The music I was making caught on at the height of flower power. For me the anti-establishmentarianism never went away. Even though I was having great success in the States, what was foremost in my mind was what was happening in South Africa. I was alone, while there was a whole international movement going on. I think that God also got in my way then. Here in Los Angeles my friend Stewart and I were spending lots of time in police stations. We had no respect for any authority. We were bad!
And it didn’t get any better as the years went on. It never improved, it just got worse. Variations on a theme.
Then, in 1990, I was finally able to go back to South Africa, legally allowed in. Nelson Mandela was released from prison in February 1990 and then went around the world speaking. My sister Barbara worked with him, managing a staff in his office at this period, and Miriam went back at this time. I thought they were kidding when they called and said I should return to my native country. After thirty years. It had really changed. The country was so modern and contemporary. People from all over the world
were there, and so were new crime syndicates. But it was a place of hope. People flocked there from everywhere. From Nigeria, from all over Africa as well.

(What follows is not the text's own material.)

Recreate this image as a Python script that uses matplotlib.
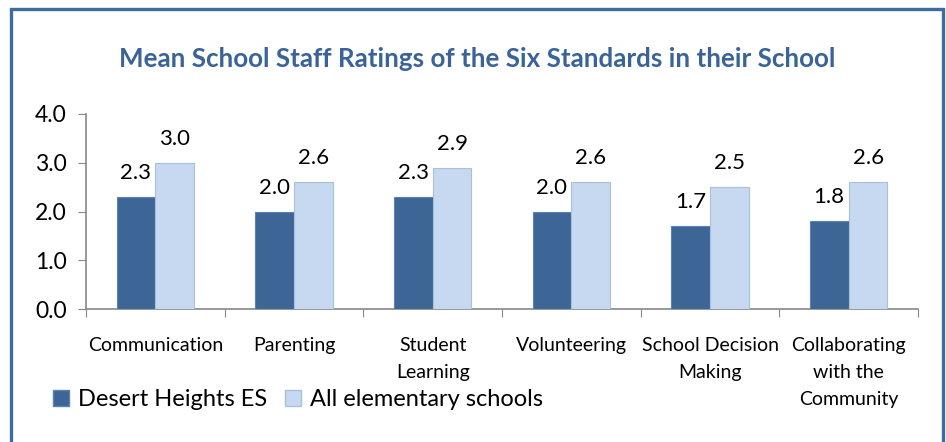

As a consequence, I never had to buy drugs, to buy coke. I was a “home boy,” an African, so everybody wanted to entertain me. What I did in the States was nothing compared to what I did there. We all thought this was the way it was supposed to be, but in the process, I got moshed. I ended up with my friends very sad. They could see I was going to die if I didn’t stop doing drugs. All friends, including my sister Barbara, decided they were going to cut me off. It was like an intervention. They wouldn’t answer my calls—they just stopped talking to me.
Barbara said to me, “I want my brother back. Don’t call me, don’t speak to me until you are ready to quit.” Everybody I knew had been saying for about three years, “You should do something about this shit.” So that became the last straw. In 1997, I went to England and spent Christmas and New Year’s at a rehab. I stayed there for two months, and when I came out, I was scared because I started to understand how lost I was. After the first three days in rehab I realized that this was the first time in forty-four years that I’d been sober. The last time that I felt like that I was thirteen. It was a feeling so magical it was nothing I ever wanted to lose again.
I felt too good to go to those recovery meetings. I went to my first two meetings and then the third time I went I said, “I can’t return here, man, because I’m so fucking happy to be sober, I’m enjoying it so much, I’m never going to get high again. I’m not going to be evangelical, but I’m not going to feel sorry for myself. I’m going to break all the rules and go to the clubs and bars and hang out.”
So I went to all the after-hours joints and all I said to people was, “I’m never going to do this again.” My friends said, “What are we going to do now? We used to like hanging out with you and the band and doing these delicious things.” But I didn’t want that life anymore. I didn’t ever want to be that person again. There was nothing in it for me anymore … I’d be talking to somebody and I’d be really nasty. I hurt so many people. I ended up writing sixty letters of apology.